Rimane il timore che la “gazebata” possa non essere la soluzione definitiva, la risposta ai troppi interrogativi. Preferisco pensare che il processo costituente, messo in sordina dall’imminente chiamata ai gazebo, non venga considerato chiuso e archiviato. Ci conto e credo che le insistenze di Articolo Uno perché proceda possano effettivamente avere successo. Soprattutto ci spero, me lo auguro. Si dovrà insistere, crederci.
È in questo quadro che decido di sottoscrivere l’impegno ad aderire al Nuovo Pd. Non lo faccio individualmente ma a seguito di una decisione assunta da Articolo Uno e condivisa da novemila dei tredicimila iscritti. Una storia finita dunque? No, non credo sia ancora arrivato il momento di archiviare Articolo Uno. L’adesione al Nuovo Pd rende inevitabile una nuova forma, un diverso modo di stare insieme. Non credo serio e possibile rimanere iscritti contemporaneamente a due partiti, anche se in questo campo la fantasia non manca (qualcuno ricorda forse Marco Pannella). Si tratterà di trovare una formula che ci permetta di non disperderci, non tanto per i legami personali che in questi anni si sono consolidati, quanto per il patrimonio di idee, progetti, riflessioni, proposte, che abbiamo saputo elaborare. Un patrimonio politico che sarebbe riduttivo rinchiudere in una corrente (ovviamente minoritaria).
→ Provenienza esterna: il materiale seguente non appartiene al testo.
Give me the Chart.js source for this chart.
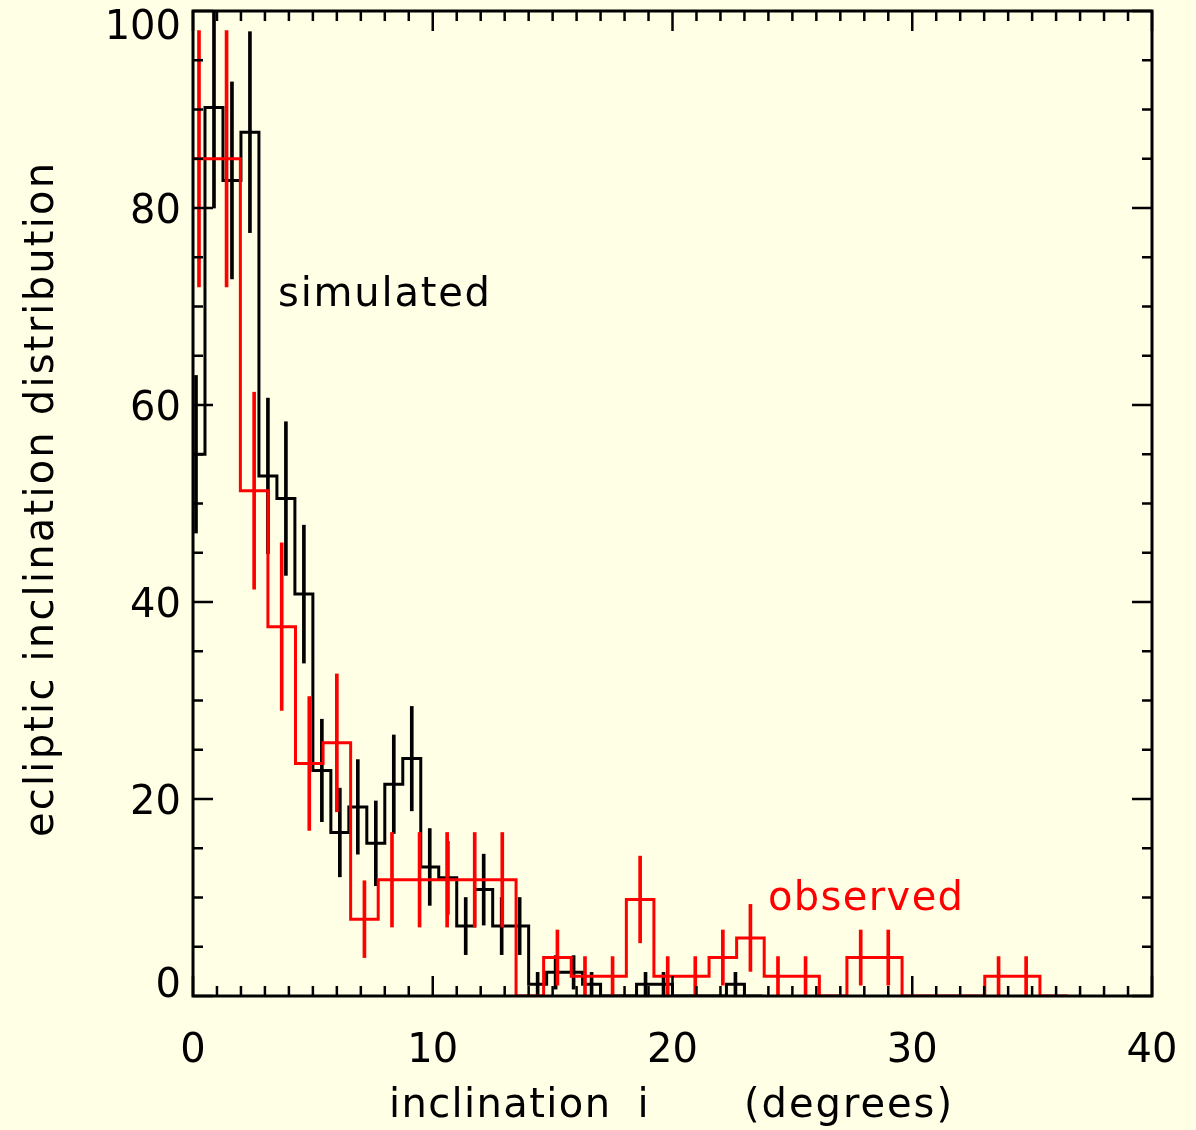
<!DOCTYPE html>
<html>
<head>
<meta charset="utf-8">
<script src="https://cdn.jsdelivr.net/npm/chart.js@4.4.1/dist/chart.umd.min.js"></script>
<style>
  html, body { margin: 0; padding: 0; background: #ffffe5; }
  #wrap { width: 1196px; height: 1130px; }
</style>
</head>
<body>
<div id="wrap"><canvas id="chart" width="1196" height="1130"></canvas></div>
<script>
/* ================= DATA ================= */

// simulated histogram (black): bin edges (degrees), heights, error half-lengths
const simEdges = [-0.25, 0.5, 1.25, 2.0, 2.75, 3.5, 4.25, 5.0, 5.75, 6.5, 7.25, 8.0,
  8.75, 9.5, 10.25, 11.0, 11.75, 12.5, 13.25, 14.0, 14.75, 15.5, 16.25, 17.0,
  17.75, 18.5, 19.25, 20.0, 20.75, 21.5, 22.25, 23.0, 23.75];
const simValues = [55, 90.2, 82.8, 87.7, 52.8, 50.5, 40.8, 22.9, 16.6, 19.2, 15.5, 21.5,
  24.1, 13.1, 12.0, 7.1, 10.8, 7.1, 7.1, 1.2, 2.4, 2.4, 1.2, 0,
  0, 1.2, 1.2, 0, 0, 0, 1.2, 0];
const simErrors = [8, 10.2, 10, 10.2, 7.9, 7.8, 7, 5.2, 4.5, 4.8, 4.3, 5,
  5.3, 3.9, 3.7, 2.9, 3.6, 2.9, 2.9, 1.2, 1.7, 1.7, 1.2, 0,
  0, 1.2, 1.2, 0, 0, 0, 1.2, 0];

// observed histogram (red)
const obsEdges = [-0.325, 0.825, 1.975, 3.125, 4.275, 5.425, 6.575, 7.725, 8.875,
  10.025, 11.175, 12.325, 13.475, 14.625, 15.775, 16.925, 18.075, 19.225, 20.375,
  21.525, 22.675, 23.825, 24.975, 26.125, 27.275, 28.425, 29.575, 30.725, 31.875,
  33.025, 34.175, 35.325, 36.475];
const obsValues = [85, 85, 51.3, 37.5, 23.6, 25.7, 7.8, 11.8, 11.8, 11.8, 11.8, 11.8,
  0, 3.9, 2, 2, 9.8, 2, 2, 3.9, 5.9, 2, 2, 0,
  3.9, 3.9, 0, 0, 0, 2, 2, 0];
const obsErrors = [13, 13, 10, 8.5, 6.8, 7, 3.9, 4.8, 4.8, 4.8, 4.8, 4.8,
  0, 2.8, 2, 2, 4.4, 2, 2, 2.8, 3.4, 2, 2, 0,
  2.8, 2.8, 0, 0, 0, 2, 2, 0];

const xTickLabels = ["0", "10", "20", "30", "40"];
const yTickLabels = ["0", "20", "40", "60", "80", "100"];

/* ================= HELPERS ================= */

const BG = "#ffffe5";
const FONT = "40px 'DejaVu Sans'";

function stepPoints(edges, values) {
  const pts = values.map((v, i) => ({ x: edges[i], y: v }));
  pts.push({ x: edges[edges.length - 1], y: values[values.length - 1] });
  return pts;
}

function errorBars(edges, values, errors) {
  const bars = [];
  values.forEach((v, i) => {
    if (!errors[i]) return;
    bars.push({ x: (edges[i] + edges[i + 1]) / 2, y: [v - errors[i], v + errors[i]] });
  });
  return bars;
}

// draw text starting at x, stretched with letter spacing to a given width
function fitText(ctx, text, x, y, width) {
  ctx.letterSpacing = "0px";
  const w0 = ctx.measureText(text).width;
  if (text.length > 1) ctx.letterSpacing = ((width - w0) / (text.length - 1)) + "px";
  ctx.textAlign = "left";
  ctx.fillText(text, x, y);
  ctx.letterSpacing = "0px";
}

/* ================= FRAME, TICKS, TEXT ================= */

const framePlugin = {
  id: "frame",
  beforeDraw(chart) {
    const ctx = chart.ctx;
    ctx.save();
    ctx.fillStyle = BG;
    ctx.fillRect(0, 0, chart.width, chart.height);
    ctx.restore();
  },
  afterDraw(chart) {
    const { ctx, chartArea: a, scales: { x, y } } = chart;
    ctx.save();
    ctx.strokeStyle = "#000";
    ctx.lineCap = "butt";

    ctx.lineWidth = 2.5;
    ctx.beginPath();
    x.ticks.forEach(t => {
      const px = x.getPixelForValue(t.value);
      const len = t.value % 10 === 0 ? 20 : 10;
      ctx.moveTo(px, a.bottom); ctx.lineTo(px, a.bottom - len);
      ctx.moveTo(px, a.top); ctx.lineTo(px, a.top + len);
    });
    y.ticks.forEach(t => {
      const py = y.getPixelForValue(t.value);
      const len = t.value % 20 === 0 ? 20 : 10;
      ctx.moveTo(a.left, py); ctx.lineTo(a.left + len, py);
      ctx.moveTo(a.right, py); ctx.lineTo(a.right - len, py);
    });
    ctx.stroke();

    ctx.lineWidth = 3;
    ctx.strokeRect(a.left, a.top, a.right - a.left, a.bottom - a.top);

    // tick labels
    ctx.fillStyle = "#000";
    ctx.font = FONT;
    ctx.textBaseline = "alphabetic";
    ctx.textAlign = "center";
    xTickLabels.forEach(l => {
      ctx.fillText(l, x.getPixelForValue(Number(l)), 1062);
    });
    ctx.textAlign = "right";
    yTickLabels.forEach((l, i) => {
      const py = y.getPixelForValue(Number(l));
      let off = 15;
      if (i === 0) off = 1;
      if (i === yTickLabels.length - 1) off = 28;
      ctx.fillText(l, a.left - 12, py + off);
    });

    // axis titles
    fitText(ctx, "inclination", 389, 1117, 221);
    ctx.textAlign = "center";
    ctx.fillText("i", 643, 1117);
    fitText(ctx, "(degrees)", 744, 1117, 208);

    ctx.save();
    ctx.translate(53, 837);
    ctx.rotate(-Math.PI / 2);
    fitText(ctx, "ecliptic inclination distribution", 0, 0, 674);
    ctx.restore();

    // series annotations
    fitText(ctx, "simulated", 278, 306, 212);
    ctx.fillStyle = "#ff0000";
    fitText(ctx, "observed", 768, 910, 195);

    ctx.restore();
  }
};

/* ================= CHART ================= */

new Chart(document.getElementById("chart"), {
  type: "line",
  data: {
    datasets: [
      {
        data: stepPoints(obsEdges, obsValues),
        stepped: "before",
        borderColor: "#ff0000",
        borderWidth: 3,
        pointRadius: 0,
        fill: false,
        order: 0
      },
      {
        type: "bar",
        data: errorBars(obsEdges, obsValues, obsErrors),
        backgroundColor: "#ff0000",
        barThickness: 3,
        grouped: false,
        order: 0
      },
      {
        data: stepPoints(simEdges, simValues),
        stepped: "before",
        borderColor: "#000000",
        borderWidth: 3,
        pointRadius: 0,
        fill: false,
        order: 1
      },
      {
        type: "bar",
        data: errorBars(simEdges, simValues, simErrors),
        backgroundColor: "#000000",
        barThickness: 3,
        grouped: false,
        order: 1
      }
    ]
  },
  options: {
    responsive: false,
    devicePixelRatio: 1,
    animation: false,
    layout: { padding: { top: 11, right: 44, left: 0, bottom: 0 } },
    plugins: { legend: { display: false }, tooltip: { enabled: false } },
    scales: {
      x: {
        type: "linear",
        min: 0,
        max: 40,
        offset: false,
        ticks: { display: false, stepSize: 1, maxTicksLimit: 100 },
        grid: { display: false },
        border: { display: false },
        afterFit: s => { s.height = 134; }
      },
      y: {
        type: "linear",
        min: 0,
        max: 100,
        ticks: { display: false, stepSize: 5, maxTicksLimit: 100 },
        grid: { display: false },
        border: { display: false },
        afterFit: s => { s.width = 193; }
      }
    }
  },
  plugins: [framePlugin]
});
</script>
</body>
</html>
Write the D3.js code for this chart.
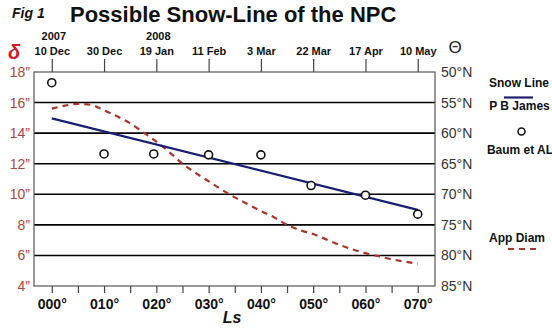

Qualcuno griderà al fallimento, qualcuno obietterà che una fondazione, un’associazione culturale o chissà cosa ci inventeremo non è certo la cosa di cui abbiamo bisogno. Non è un problema di formule ma di sostanza: c’è ancora parecchio da fare. Il confronto con il Pd e altre realtà politiche e associative dell’area progressista non è affatto concluso. L’obiettivo di costruire una proposta e una soggettività comune non è stato ancora raggiunto. L’architrave del nuovo centrosinistra ancora non si vede.
Quando, dopo essermene andato dal Pd, decisi di aderire ad Articolo Uno scrissi: sarà una traversata del deserto. Ci vediamo dall’altra parte. Siamo arrivati dall’altra parte? Sarà finito il deserto?